The partners of Operation North Branch: Restore the Susquehanna and 120 dedicated volunteers on land and in canoes, kayaks, and other boats scoured the shorelines and islands of the Susquehanna and gathered debris from Laceyville to Tunkhannock that had been deposited there by the flooding from last September’s Tropical Storm Lee and Hurricane Irene, as well as by the ongoing problem of illegal dumping. Several launch sites designated along the route were used to put paddlers in the water, and pull out sites was designated for debris collection. 

"So much debris conquered by so much volunteer spirit. It’s our love for the Susquehanna River that made Operation North Branch such a remarkable success," said Diane Secor of Wyoming County Water Trail Group. 

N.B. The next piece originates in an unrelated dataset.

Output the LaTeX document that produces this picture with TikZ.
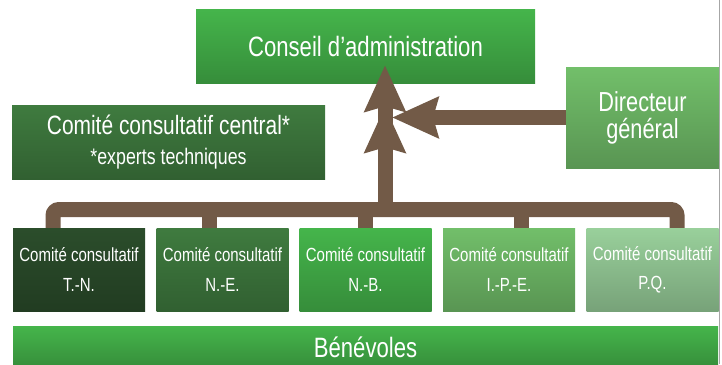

Over the course of two days, volunteers removed 3.96 tons of trash, including materials such as plastic bottles, Styrofoam, paint cans, turpentine, children’s toys, cigarette butts, plastic bags, building materials, and broken glass and light bulbs. They also removed 2.15 tons of scrap metal, including steel gas containers, hot water tanks, refrigerators, sinks, sheet metal siding, oil tanks, steel beams, chairs, and porch furniture. Volunteers also collected 159 tires (1.5 tons), ranging from standard car tires to heavy tractor tires; some were obviously illegally dumped. Together the operation resulted in the collection of 15,220 pounds of trash, debris, and hazardous materials. 

“This proved to be a tremendous opportunity for all of us to unite around an obvious problem and invest our collective energies into a practical solution. This private-public partnership is amazing and the efforts of those volunteering is inspiring," said Phil Swank of Endless Mountains Heritage Region.

The volunteers used their kayaks, canoes, a specialty crafted garbage barge, motorboats, and any means necessary to remove the debris from the Susquehanna River and its islands, some of which was far up in trees or buried in the mud. “It was a huge, inspiring success,” said David Rohm of Paddle Without Pollution. “We were honored to meet such dedicated and caring volunteers, and there’s talk of making this a yearly event.”

Operation North Branch was fortunate to have financial and in-kind support provided by Chesapeake Energy, USDA, Pennsylvania Department of Conservation & Natural Resources, P & G Paper Company, Wyoming County Kiwanis, Endless Mountain Outfitters, Susquehanna River Basin Commission, and others.